Community organizer Delores Erchinger dies at 94

Former Mercer Island resident Delores “Dede” Erchinger, 94, died at home with friends and family at her side on May 8, 2009, in Alaska. Mrs. Erchinger was born on July 1, 1914, in Cordova, Alaska. She was a 66-year resident of Mercer Island.

Former Mercer Island resident Delores “Dede” Erchinger, 94, died at home with friends and family at her side on May 8, 2009, in Alaska. Mrs. Erchinger was born on July 1, 1914, in Cordova, Alaska. She was a 66-year resident of Mercer Island.

A memorial service will be held at 12 p.m. on Saturday, June 6, at the Community Center at Mercer View, 8236 S.E. 24th St., Mercer Island, with the Rev. Peter J. Luton officiating.

Mrs. Erchinger was featured exactly 24 years ago in a story in the May 21, 1985 issue of the Reporter. The story focused on the community involvement of the woman who had first come to the Island in 1937 when she and her husband, Alan, moved to a cabin along East Mercer Way without electricity. The family grew with three daughters and the cabin expanded into a home. Erchinger raised her children and later worked for many years at an Island real estate company. After her daughters were grown and her husband died in 1975, she began another career in community service, working on everything from coordinating the Mercerversary Parades to the city’s Bicentennial Celebration and becoming an indispensable part of the Mercer Island Chamber of Commerce.

Mrs. Erchinger had not been well for some time, but was folding Chamber newsletters for her daughter, the director of the Eagle River Chamber of Commerce in Alaska, a few days before she died.

“That sort of sums up Delores,” said Island Chamber Director Terry Moremon. “She loved being involved and was a mainstay of whatever she was involved with. She kept our Chamber going for years when there wasn’t an office, or staff. All the records and notes were in the trunk of her car.”

Moremon remembers one important chore that Mrs. Erchinger took on herself.

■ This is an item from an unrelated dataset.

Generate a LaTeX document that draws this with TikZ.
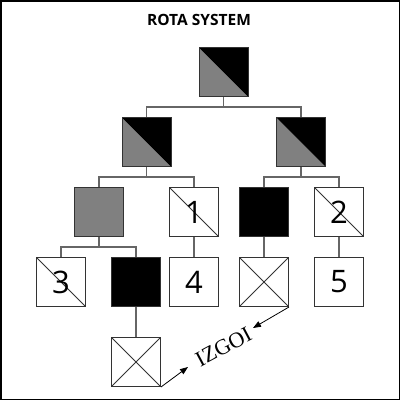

“I think she was in her 70s when she drove to Olympia and got the Chamber re-incorporated,” Moremon remembered. “The articles of incorporation had expired and she set about getting the Chamber re-instated.”

After moving to Seattle in the 1920s, Mrs. Erchinger graduated with honors from Queen Anne High School in 1931. She later attended and graduated from Bellevue Community College in 1972, obtaining her Washington state real estate license shortly thereafter. She was employed by Pope and Talbot as an administrative staff member in Seattle and employed by John Dunney Real Estate as an office manager in Mercer Island, where she retired in 1991. In addition to the Chamber, she was a civic leader, volunteering for many organizations over her life, including the Mercer Island Historical Society, Hopelink and the East Shore Unitarian Church, where she was a longtime member. She was honored as the Citizen of the Year by the City of Mercer Island in 1993.

She returned to Alaska for her final years in 2003, where she continued with volunteer activities for the Chugiak-Eagle River Chamber until her death.

Mrs. Erchinger’s family will always remember her for her gracious nature in the face of tremendous physical challenges. Her overriding concern was always for those around her. Survivors include her brother, Richard Kerwood; daughters, Sandy Maloof (Emmett) and Susie Gorski (Jim); and grandchildren and their families, Michael Maloof, Chris, Christy, Jacob and Teagan Ferber, and Jami, Laura, Kaylee, Tristan, Wendy and Atticus Gorski. Mrs. Erchinger was preceded in death by her husband, Alan, in 1975 and daughter, Sheryll Erchinger Milo, in 1996. The family extends a heartfelt thank-you to her physician, Dr. Dan Coverdell, Providence Home Health nurse Linda Amundson, and her care team in Alaska.

Mrs. Erchinger’s ashes will be scattered in Alaska and Washington.

Remembrances are suggested to a charity of the donor’s choice or the Mercer Island Community Fund, P.O. Box 751, Mercer Island, Wash., 98040.